GIVEN INFORMATION:
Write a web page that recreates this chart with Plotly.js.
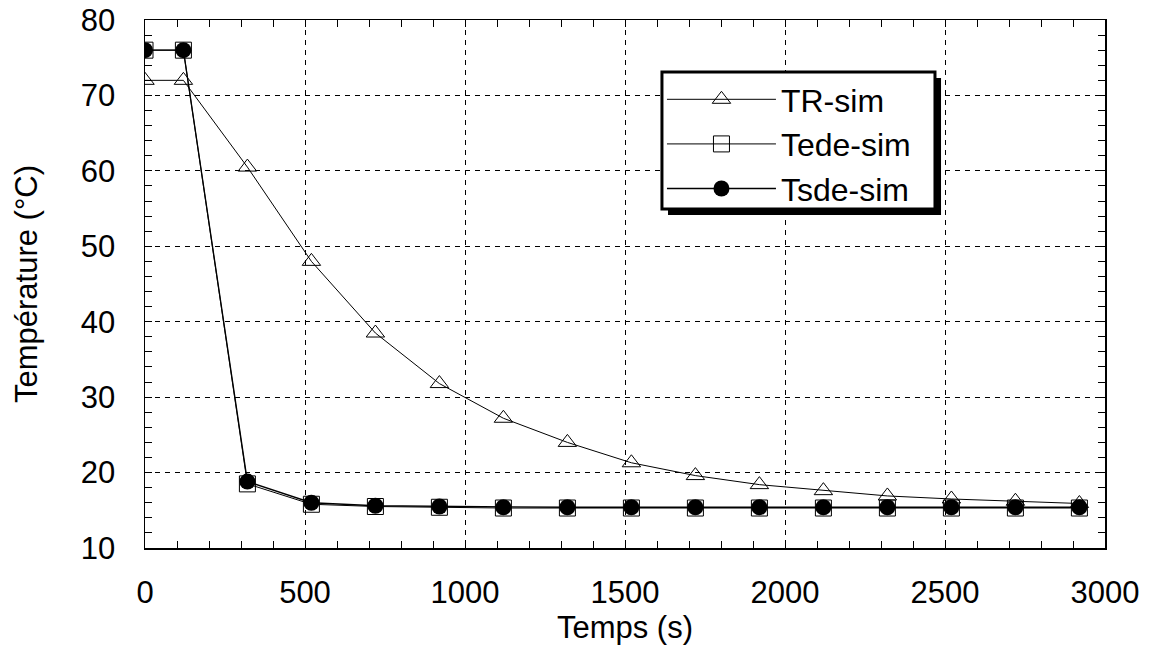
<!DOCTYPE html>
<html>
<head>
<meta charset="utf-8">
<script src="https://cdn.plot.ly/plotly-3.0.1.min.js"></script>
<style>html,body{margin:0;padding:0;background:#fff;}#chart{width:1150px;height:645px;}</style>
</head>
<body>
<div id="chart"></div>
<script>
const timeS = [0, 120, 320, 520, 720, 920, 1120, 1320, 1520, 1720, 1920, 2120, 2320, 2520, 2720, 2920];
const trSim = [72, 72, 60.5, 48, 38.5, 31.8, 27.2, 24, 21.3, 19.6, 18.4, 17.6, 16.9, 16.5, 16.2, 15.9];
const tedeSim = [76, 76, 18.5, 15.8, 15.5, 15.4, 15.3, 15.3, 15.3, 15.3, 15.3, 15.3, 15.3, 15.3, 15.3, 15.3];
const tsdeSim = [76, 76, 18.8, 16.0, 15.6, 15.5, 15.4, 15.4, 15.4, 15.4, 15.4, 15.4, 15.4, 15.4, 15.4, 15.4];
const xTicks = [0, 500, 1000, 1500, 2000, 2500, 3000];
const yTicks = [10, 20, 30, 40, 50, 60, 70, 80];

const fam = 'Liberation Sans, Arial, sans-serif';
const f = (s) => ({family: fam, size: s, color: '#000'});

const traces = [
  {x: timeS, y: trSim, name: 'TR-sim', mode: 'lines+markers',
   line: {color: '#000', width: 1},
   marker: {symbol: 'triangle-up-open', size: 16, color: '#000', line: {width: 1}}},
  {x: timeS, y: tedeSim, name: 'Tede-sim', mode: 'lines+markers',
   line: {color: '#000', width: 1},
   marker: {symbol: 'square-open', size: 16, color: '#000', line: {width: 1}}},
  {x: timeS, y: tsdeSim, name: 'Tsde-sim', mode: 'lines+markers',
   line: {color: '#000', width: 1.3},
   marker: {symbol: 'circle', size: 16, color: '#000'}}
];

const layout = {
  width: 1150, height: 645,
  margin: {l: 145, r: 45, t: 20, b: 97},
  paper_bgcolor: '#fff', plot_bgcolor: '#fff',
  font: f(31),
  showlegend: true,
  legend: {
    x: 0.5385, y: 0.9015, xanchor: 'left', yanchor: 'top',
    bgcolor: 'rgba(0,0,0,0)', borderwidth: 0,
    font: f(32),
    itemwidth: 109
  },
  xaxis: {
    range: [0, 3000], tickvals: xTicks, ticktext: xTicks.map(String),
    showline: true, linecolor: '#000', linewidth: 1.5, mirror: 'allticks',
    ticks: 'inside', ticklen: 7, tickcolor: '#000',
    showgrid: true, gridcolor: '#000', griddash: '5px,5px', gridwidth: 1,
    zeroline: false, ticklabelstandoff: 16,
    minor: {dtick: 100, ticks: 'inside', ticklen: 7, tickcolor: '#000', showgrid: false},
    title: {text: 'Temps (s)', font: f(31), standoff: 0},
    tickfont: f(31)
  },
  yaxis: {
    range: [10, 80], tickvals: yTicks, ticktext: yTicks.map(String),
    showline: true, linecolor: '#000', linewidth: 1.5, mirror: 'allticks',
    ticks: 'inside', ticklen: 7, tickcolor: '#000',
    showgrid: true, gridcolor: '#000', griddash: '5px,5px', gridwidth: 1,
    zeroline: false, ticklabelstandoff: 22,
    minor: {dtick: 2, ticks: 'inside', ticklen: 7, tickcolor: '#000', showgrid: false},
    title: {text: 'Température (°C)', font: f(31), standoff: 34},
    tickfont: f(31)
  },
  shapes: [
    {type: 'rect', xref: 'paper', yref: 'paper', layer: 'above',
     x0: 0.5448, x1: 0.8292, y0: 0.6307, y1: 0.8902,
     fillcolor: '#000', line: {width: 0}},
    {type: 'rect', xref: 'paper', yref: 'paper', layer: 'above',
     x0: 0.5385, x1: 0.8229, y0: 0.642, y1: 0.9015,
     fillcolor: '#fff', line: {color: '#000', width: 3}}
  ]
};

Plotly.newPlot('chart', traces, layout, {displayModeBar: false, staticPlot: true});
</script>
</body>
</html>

AIM OF THE TASK:
Which lines above contain the word "chart"? Copy each of them.

THE SOLUTION:
Write a web page that recreates this chart with Plotly.js.
<style>html,body{margin:0;padding:0;background:#fff;}#chart{width:1150px;height:645px;}</style>
<div id="chart"></div>
Plotly.newPlot('chart', traces, layout, {displayModeBar: false, staticPlot: true});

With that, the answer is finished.